So I decided to surprise my girlfriend with an early birthday present. Growing up, her favorite Disney movie was Mulan and she has expressed to me multiple times that she was absolutely obsessed with that movie. So I thought it’d be nice to swallow the 30 bucks so that we could watch it in good quality and not have to worry about playback issues that I usually run into when I try to stream movies on my Fire stick. After the movie was finished, I was convinced that Disney charging $30 for Mulan (or any movie, for that matter) is just absurd.
You know how the story goes. Mulan’s is not your average 15th century Chinese girl. She was never destined to get married and live the life that society was trying to thrust onto her. Her old, crippled father accepted the call to action to fight in the war, however, Mulan stole his armor and took his place while hiding the fact the she is a woman. She trains, fights in the war, saves the Emperor and she becomes a hero. The problem I had with 2020’s Mulan is not the story, but the execution. There are obvious instances where filler scenes were cut to the point where Mulan would be in one spot and then end up 300 yards away after a cut and it leaves you wondering, “Wait, how did she get there?” The missing scenes also leaves something to be desired in terms of the secondary character developments. Throughout the film, Mulan had relationships and conversations with other soldiers that just felt awkward and out of place.
Another critique I had with the film was that some characters from the animated movie were cut or replaced. For example, Mushu (dragon voiced by Eddie Murphy), Cri-kee (the cricket), and Khan (Mulan’s horse) were not in this film and the only non-human companion that Mulan had was a phoenix that flew in circles around her a couple of times but never really interacted with her. Disney’s decision to remove the animated movie’s comic-relief characters was part of a larger goal of giving 2020’s Mulan a darker, more down-to-earth theme. I believe that the film suffered greatly for that decision as it felt like something was missing and caused it to have a conflicting tone. Most, if not all, of Disney’s movies are made for younger audiences while keeping the adults in mind but 2020’s Mulan felt like the exact opposite of that formula. Disney took a very successful kids movie, made it for adults, but then dumbed it down so that kids could watch it. The result was a very bland, at times corny re-write that should’ve been at least 2.5 hours long instead of right under the 120 minute mark.

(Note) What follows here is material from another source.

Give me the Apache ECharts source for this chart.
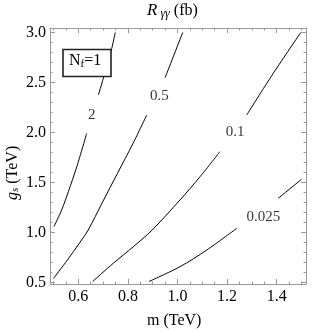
<!DOCTYPE html>
<html><head><meta charset="utf-8">
<script src="https://cdn.jsdelivr.net/npm/echarts@6/dist/echarts.min.js"></script>
<style>html,body{margin:0;padding:0;background:#fff}#c{width:332px;height:332px}</style>
</head><body><div id="c"></div>
<script>
// ---- data (m in TeV, g_s in TeV) ----
const xMajorTicks = [0.6, 0.8, 1.0, 1.2, 1.4];
const xMinorTicks = [0.5, 0.55, 0.65, 0.7, 0.75, 0.85, 0.9, 0.95, 1.05, 1.1, 1.15, 1.25, 1.3, 1.35, 1.45, 1.5];
const yMajorTicks = [0.5, 1.0, 1.5, 2.0, 2.5, 3.0];
const yMinorTicks = [0.6, 0.7, 0.8, 0.9, 1.1, 1.2, 1.3, 1.4, 1.6, 1.7, 1.8, 1.9, 2.1, 2.2, 2.3, 2.4, 2.6, 2.7, 2.8, 2.9];

// contour R_γγ = 2 fb (two segments, gap for the label)
const contour2 = [
  [[0.502, 1.06], [0.533, 1.225], [0.560, 1.408], [0.594, 1.658], [0.634, 1.992]],
  [[0.681, 2.375], [0.701, 2.542], [0.735, 2.842], [0.749, 3.0]]
];
// contour 0.5 fb
const contour05 = [
  [[0.500, 0.54], [0.556, 0.725], [0.605, 0.895], [0.640, 1.025], [0.696, 1.295], [0.758, 1.592], [0.821, 1.892], [0.876, 2.175]],
  [[0.950, 2.548], [1.021, 3.0]]
];
// contour 0.1 fb
const contour01 = [
  [[0.658, 0.51], [0.741, 0.692], [0.822, 0.858], [0.898, 1.025], [1.010, 1.325], [1.091, 1.558], [1.171, 1.808]],
  [[1.279, 2.175], [1.386, 2.592], [1.497, 3.0]]
];
// contour 0.025 fb
const contour0025 = [
  [[0.885, 0.51], [1.010, 0.658], [1.118, 0.825], [1.239, 1.042]],
  [[1.406, 1.342], [1.500, 1.532]]
];
const contourLabelNames = ['2', '0.5', '0.1', '0.025'];
const contourLabelM = [0.654, 0.927, 1.232, 1.346];
const contourLabelG = [2.175, 2.365, 2.008, 1.158];

// ---- chart ----
const FONT = "'Liberation Serif','DejaVu Serif',serif";
const FRAME = '#999';
const X_MIN = 0.486, X_MAX = 1.518, Y_MIN = 0.485, Y_MAX = 3.045;

function xAxisDef(pos, ticks, len, withLabel, withLine) {
  return {
    type: 'value', position: pos, min: X_MIN, max: X_MAX,
    axisLine: { show: withLine, onZero: false, lineStyle: { color: FRAME, width: 1 } },
    axisTick: { show: true, inside: true, length: len, customValues: ticks, lineStyle: { color: FRAME } },
    axisLabel: withLabel ? { show: true, customValues: ticks, margin: 5, color: '#000', fontFamily: FONT, fontSize: 16,
      formatter: v => v.toFixed(1) } : { show: false },
    splitLine: { show: false }
  };
}
function yAxisDef(pos, ticks, len, withLabel, withLine) {
  return {
    type: 'value', position: pos, min: Y_MIN, max: Y_MAX,
    axisLine: { show: withLine, onZero: false, lineStyle: { color: FRAME, width: 1 } },
    axisTick: { show: true, inside: true, length: len, customValues: ticks, lineStyle: { color: FRAME } },
    axisLabel: withLabel ? { show: true, customValues: ticks, margin: 4, color: '#000', fontFamily: FONT, fontSize: 16,
      formatter: v => v.toFixed(1) } : { show: false },
    splitLine: { show: false }
  };
}

const series = [];
[contour2, contour05, contour01, contour0025].forEach(c => {
  c.forEach(seg => {
    series.push({
      type: 'line', data: seg, showSymbol: false, smooth: 0.3, silent: true,
      lineStyle: { color: '#000', width: 1 }, xAxisIndex: 0, yAxisIndex: 0, z: 3
    });
  });
});
series.push({
  type: 'scatter', symbolSize: 0, xAxisIndex: 0, yAxisIndex: 0, silent: true,
  data: contourLabelNames.map((n, i) => ({ name: n, value: [contourLabelM[i], contourLabelG[i]] })),
  label: { show: true, position: 'inside', formatter: p => p.name, color: '#000', fontFamily: FONT, fontSize: 15 }
});

const chart = echarts.init(document.getElementById('c'), null, { renderer: 'canvas' });
chart.setOption({
  animation: false,
  backgroundColor: '#fff',
  grid: { left: 50, right: 26, top: 28, bottom: 48 },
  xAxis: [
    xAxisDef('bottom', xMajorTicks, 5, true, true),
    xAxisDef('bottom', xMinorTicks, 2.5, false, false),
    xAxisDef('top', xMajorTicks, 5, false, true),
    xAxisDef('top', xMinorTicks, 2.5, false, false)
  ],
  yAxis: [
    yAxisDef('left', yMajorTicks, 5, true, true),
    yAxisDef('left', yMinorTicks, 2.5, false, false),
    yAxisDef('right', yMajorTicks, 5, false, true),
    yAxisDef('right', yMinorTicks, 2.5, false, false)
  ],
  series: series,
  graphic: [
    { type: 'text', left: 147, top: 2, z: 10,
      style: { text: '{r|R}{s| γγ}{p| (fb)}', fill: '#000',
        rich: { r: { fontStyle: 'italic', fontSize: 17, fontFamily: FONT },
                s: { fontStyle: 'italic', fontSize: 12, fontFamily: FONT, verticalAlign: 'bottom', padding: [6, 0, 0, 0] },
                p: { fontSize: 16, fontFamily: FONT } } } },
    { type: 'text', left: 147, top: 313, z: 10,
      style: { text: 'm (TeV)', fill: '#000', font: "16px " + FONT } },
    { type: 'text', x: 4, y: 200, rotation: Math.PI / 2, z: 10,
      style: { text: '{g|g}{s|s}{p| (TeV)}', fill: '#000',
        rich: { g: { fontStyle: 'italic', fontSize: 16, fontFamily: FONT },
                s: { fontStyle: 'italic', fontSize: 11, fontFamily: FONT, verticalAlign: 'bottom', padding: [6, 0, 0, 0] },
                p: { fontSize: 16, fontFamily: FONT } } } },
    { type: 'rect', shape: { x: 63, y: 49.5, width: 48, height: 27 }, z: 20,
      style: { fill: '#fff', stroke: '#222', lineWidth: 1.6 } },
    { type: 'text', left: 69, top: 53, z: 21,
      style: { text: '{n|N}{s|f}{n|=1}', fill: '#000',
        rich: { n: { fontSize: 16, fontFamily: FONT },
                s: { fontSize: 11, fontFamily: FONT, verticalAlign: 'bottom', padding: [6, 0, 0, 0] } } } }
  ]
});
</script></body></html>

It’s hard to believe that Disney spent around $200 million dollars on a film that felt like a fan-made project that belongs on YouTube. Due to the pandemic, Disney was only able to make about $45 million off of theatre sales, which leaves $155 million left to break even. Assuming that’s the goal, Disney would need to make it’s Disney+ subscribers purchase Mulan 5,166,666 times at $30 each. Now you’re probably thinking, “That’s a lot of people that would have to buy it.” Well, as of August 4th of this year, there were over 60 million Disney+ subscribers which means that less than 8.6% of all subscribers would have to buy Mulan for it to break even. Now I’m willing to bet that Disney did better than break even, however, they have not released the final numbers yet and probably won’t for the foreseeable future.
In conclusion, I probably won’t pay $30 for a movie-on-demand ever again. I saw a lot of Disney apologists on social media saying stupid shit like: “Well, actually, by the time you buy at least 2 adult tickets, popcorn, snacks, and drinks you’ve spent way more than $30.” First of all, that’s still expensive as fuck. Second of all, not everyone is dumb with their money and blows it on a $15 bag of popcorn. Third of all, you pay that premium price to enjoy the experience of going to a movie theater. In this case, you pay $30 to sit on your couch and it doesn’t include food, drink, etc. Finally, if you are going to charge $30 for a digital movie, at least make it a good movie.